◆ **PROBLEM DETAILS**
Reproduce all the lines exactly as they stand, apart from the pictures.

◆ **AVAILABLE DATA**

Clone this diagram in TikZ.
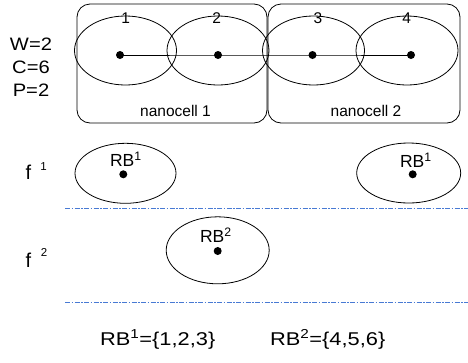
\documentclass[tikz,border=0pt]{standalone}
\usepackage{fontspec}
\setmainfont{Liberation Sans}
\usetikzlibrary{shapes.geometric}
\definecolor{guide}{RGB}{72,122,212}

% slightly widened text for the labels set in the larger type
\newcommand{\widen}[2]{\scalebox{#1}[1]{#2}}

\begin{document}
\begin{tikzpicture}[x=1pt,y=-1pt,
  every node/.style={inner sep=0pt, outer sep=0pt},
  cell/.style={draw, rectangle, rounded corners=13pt, minimum height=119pt, line width=0.8pt},
  zone/.style={draw, ellipse, line width=0.8pt},
  hub/.style={circle, fill, minimum size=8pt},
  sep/.style={draw=guide, line width=1pt, dash pattern=on 5pt off 1.5pt on 1.5pt off 1.5pt},
  param/.style={anchor=base, font=\fontsize{18}{20}\selectfont},
  idx/.style={font=\fontsize{15.5}{17}\selectfont},
  celltext/.style={anchor=base, font=\fontsize{15.5}{17}\selectfont},
  rbtext/.style={anchor=base west, font=\fontsize{17.5}{19}\selectfont},
  settext/.style={anchor=base west, font=\fontsize{18.5}{20}\selectfont},
  fname/.style={anchor=base, font=\fontsize{20}{22}\selectfont},
  fsup/.style={font=\fontsize{11.5}{13}\selectfont}
]
\useasboundingbox (0,0) rectangle (468,362);

% parameters
\node[param] (w) at (31,50.5) {\widen{1.12}{W=2}};
\node[param] (c) at (31,73.5) {\widen{1.12}{C=6}};
\node[param] (p) at (31,96.5) {\widen{1.12}{P=2}};

% nanocells
\node[cell, minimum width=190pt] (nc1) at (172,63.5) {};
\node[cell, minimum width=192pt] (nc2) at (364,63.5) {};
\node[celltext] (nc1t) at (175.5,116.5) {nanocell 1};
\node[celltext] (nc2t) at (366,116.5) {nanocell 2};

% coverage areas of the four cells
\node[zone, minimum width=102pt, minimum height=69pt] (e1) at (125.5,50.5) {};
\node[zone, minimum width=102pt, minimum height=69pt] (e2) at (218,50.5) {};
\node[zone, minimum width=102pt, minimum height=69pt] (e3) at (313.5,50.5) {};
\node[zone, minimum width=102pt, minimum height=69pt] (e4) at (407,50.5) {};

% cell indices
\node[idx] (l1) at (125.7,18.5) {1};
\node[idx] (l2) at (216.7,18.5) {2};
\node[idx] (l3) at (318,18.5) {3};
\node[idx] (l4) at (406.7,18.5) {4};

% cell sites on the line
\node[hub] (d1) at (120,55) {};
\node[hub] (d2) at (218,55) {};
\node[hub] (d3) at (312.5,55) {};
\node[hub] (d4) at (411,55) {};
\draw[line width=0.8pt] (d1.center) -- (d2.center) -- (d3.center) -- (d4.center);

% frequency rows
\node[fname] (f1) at (28.5,179.3) {f};
\node[fsup] (f1s) at (43.5,167) {1};
\node[fname] (f2) at (28.5,267.3) {f};
\node[fsup] (f2s) at (44,252) {2};

% resource blocks on f1
\node[zone, minimum width=101pt, minimum height=60pt] (rb1a) at (125.5,173.3) {};
\node[hub] (rb1ad) at (123.3,174.3) {};
\node[rbtext] (rb1at) at (110,166.7) {RB\textsuperscript{1}};
\node[zone, minimum width=104pt, minimum height=60pt] (rb1b) at (408.7,173) {};
\node[hub] (rb1bd) at (412.7,174.3) {};
\node[rbtext] (rb1bt) at (400,167.3) {RB\textsuperscript{1}};

% resource block on f2
\node[zone, minimum width=103pt, minimum height=67pt] (rb2) at (217.7,250.3) {};
\node[hub] (rb2d) at (217.7,251) {};
\node[rbtext] (rb2t) at (200,242.7) {RB\textsuperscript{2}};

% row separators
\coordinate (s1a) at (65,208);
\coordinate (s1b) at (468,208);
\coordinate (s2a) at (65,302);
\coordinate (s2b) at (468,302);
\draw[sep] (s1a) -- (s1b);
\draw[sep] (s2a) -- (s2b);

% block contents
\node[settext] (set1) at (100,345) {\widen{1.18}{RB\textsuperscript{1}=\{1,2,3\}}};
\node[settext] (set2) at (270,345) {\widen{1.18}{RB\textsuperscript{2}=\{4,5,6\}}};
\end{tikzpicture}
\end{document}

◆ **FULL SOLUTION**
Clone this diagram in TikZ.
\documentclass[tikz,border=0pt]{standalone}
\usepackage{fontspec}
\setmainfont{Liberation Sans}
\usetikzlibrary{shapes.geometric}
\definecolor{guide}{RGB}{72,122,212}

% slightly widened text for the labels set in the larger type
\newcommand{\widen}[2]{\scalebox{#1}[1]{#2}}

\begin{document}
\begin{tikzpicture}[x=1pt,y=-1pt,
  every node/.style={inner sep=0pt, outer sep=0pt},
  cell/.style={draw, rectangle, rounded corners=13pt, minimum height=119pt, line width=0.8pt},
  zone/.style={draw, ellipse, line width=0.8pt},
  hub/.style={circle, fill, minimum size=8pt},
  sep/.style={draw=guide, line width=1pt, dash pattern=on 5pt off 1.5pt on 1.5pt off 1.5pt},
  param/.style={anchor=base, font=\fontsize{18}{20}\selectfont},
  idx/.style={font=\fontsize{15.5}{17}\selectfont},
  celltext/.style={anchor=base, font=\fontsize{15.5}{17}\selectfont},
  rbtext/.style={anchor=base west, font=\fontsize{17.5}{19}\selectfont},
  settext/.style={anchor=base west, font=\fontsize{18.5}{20}\selectfont},
  fname/.style={anchor=base, font=\fontsize{20}{22}\selectfont},
  fsup/.style={font=\fontsize{11.5}{13}\selectfont}
]
\useasboundingbox (0,0) rectangle (468,362);

% parameters
\node[param] (w) at (31,50.5) {\widen{1.12}{W=2}};
\node[param] (c) at (31,73.5) {\widen{1.12}{C=6}};
\node[param] (p) at (31,96.5) {\widen{1.12}{P=2}};

% nanocells
\node[cell, minimum width=190pt] (nc1) at (172,63.5) {};
\node[cell, minimum width=192pt] (nc2) at (364,63.5) {};
\node[celltext] (nc1t) at (175.5,116.5) {nanocell 1};
\node[celltext] (nc2t) at (366,116.5) {nanocell 2};

% coverage areas of the four cells
\node[zone, minimum width=102pt, minimum height=69pt] (e1) at (125.5,50.5) {};
\node[zone, minimum width=102pt, minimum height=69pt] (e2) at (218,50.5) {};
\node[zone, minimum width=102pt, minimum height=69pt] (e3) at (313.5,50.5) {};
\node[zone, minimum width=102pt, minimum height=69pt] (e4) at (407,50.5) {};

% cell indices
\node[idx] (l1) at (125.7,18.5) {1};
\node[idx] (l2) at (216.7,18.5) {2};
\node[idx] (l3) at (318,18.5) {3};
\node[idx] (l4) at (406.7,18.5) {4};

% cell sites on the line
\node[hub] (d1) at (120,55) {};
\node[hub] (d2) at (218,55) {};
\node[hub] (d3) at (312.5,55) {};
\node[hub] (d4) at (411,55) {};
\draw[line width=0.8pt] (d1.center) -- (d2.center) -- (d3.center) -- (d4.center);

% frequency rows
\node[fname] (f1) at (28.5,179.3) {f};
\node[fsup] (f1s) at (43.5,167) {1};
\node[fname] (f2) at (28.5,267.3) {f};
\node[fsup] (f2s) at (44,252) {2};

% resource blocks on f1
\node[zone, minimum width=101pt, minimum height=60pt] (rb1a) at (125.5,173.3) {};
\node[hub] (rb1ad) at (123.3,174.3) {};
\node[rbtext] (rb1at) at (110,166.7) {RB\textsuperscript{1}};
\node[zone, minimum width=104pt, minimum height=60pt] (rb1b) at (408.7,173) {};
\node[hub] (rb1bd) at (412.7,174.3) {};
\node[rbtext] (rb1bt) at (400,167.3) {RB\textsuperscript{1}};

% resource block on f2
\node[zone, minimum width=103pt, minimum height=67pt] (rb2) at (217.7,250.3) {};
\node[hub] (rb2d) at (217.7,251) {};
\node[rbtext] (rb2t) at (200,242.7) {RB\textsuperscript{2}};

% row separators
\coordinate (s1a) at (65,208);
\coordinate (s1b) at (468,208);
\coordinate (s2a) at (65,302);
\coordinate (s2b) at (468,302);
\draw[sep] (s1a) -- (s1b);
\draw[sep] (s2a) -- (s2b);

% block contents
\node[settext] (set1) at (100,345) {\widen{1.18}{RB\textsuperscript{1}=\{1,2,3\}}};
\node[settext] (set2) at (270,345) {\widen{1.18}{RB\textsuperscript{2}=\{4,5,6\}}};
\end{tikzpicture}
\end{document}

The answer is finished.